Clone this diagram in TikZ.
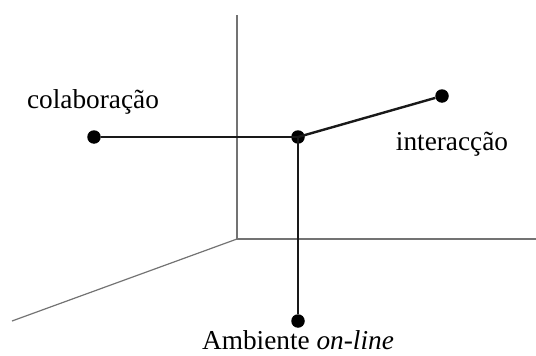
\documentclass[tikz,border=0pt]{standalone}
\usepackage{fontspec}
\setmainfont{Liberation Serif}
\begin{document}
\begin{tikzpicture}[x=1pt,y=-1pt,
  axis/.style={draw=black!55,line width=1.2pt},
  link/.style={draw=black!90,line width=2.4pt},
  dot/.style={circle,fill=black,inner sep=0pt,minimum size=13.5pt},
  lbl/.style={font=\fontsize{27.3}{30}\selectfont,inner sep=0pt,anchor=base}]
\useasboundingbox (0,0) rectangle (536,356);
% axes
\coordinate (o) at (237,239);
\coordinate (top) at (237,15);
\coordinate (right) at (536,239);
\coordinate (left) at (12,321);
\draw[axis] (top) -- (o) -- (right);
\draw[axis] (o) -- (left);
% points
\node[dot] (c) at (298,137) {};
\node[dot] (col) at (94,137) {};
\node[dot] (int) at (442,96) {};
\node[dot] (amb) at (298,321) {};
\draw[link] (col) -- (c.center);
\draw[link] (c.center) -- (int);
\draw[link] (c.center) -- (amb);
% labels
\node[lbl] (tcol) at (93,108) {colaboração};
\node[lbl] (tint) at (452,150) {interacção};
\node[lbl] (tamb) at (298,349.5) {Ambiente \textit{on-line}};
\end{tikzpicture}
\end{document}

____

Transcribe the full listing character for character. Pictures are excluded.

# [Answer in full]
Clone this diagram in TikZ.
\documentclass[tikz,border=0pt]{standalone}
\usepackage{fontspec}
\setmainfont{Liberation Serif}
\begin{document}
\begin{tikzpicture}[x=1pt,y=-1pt,
  axis/.style={draw=black!55,line width=1.2pt},
  link/.style={draw=black!90,line width=2.4pt},
  dot/.style={circle,fill=black,inner sep=0pt,minimum size=13.5pt},
  lbl/.style={font=\fontsize{27.3}{30}\selectfont,inner sep=0pt,anchor=base}]
\useasboundingbox (0,0) rectangle (536,356);
% axes
\coordinate (o) at (237,239);
\coordinate (top) at (237,15);
\coordinate (right) at (536,239);
\coordinate (left) at (12,321);
\draw[axis] (top) -- (o) -- (right);
\draw[axis] (o) -- (left);
% points
\node[dot] (c) at (298,137) {};
\node[dot] (col) at (94,137) {};
\node[dot] (int) at (442,96) {};
\node[dot] (amb) at (298,321) {};
\draw[link] (col) -- (c.center);
\draw[link] (c.center) -- (int);
\draw[link] (c.center) -- (amb);
% labels
\node[lbl] (tcol) at (93,108) {colaboração};
\node[lbl] (tint) at (452,150) {interacção};
\node[lbl] (tamb) at (298,349.5) {Ambiente \textit{on-line}};
\end{tikzpicture}
\end{document}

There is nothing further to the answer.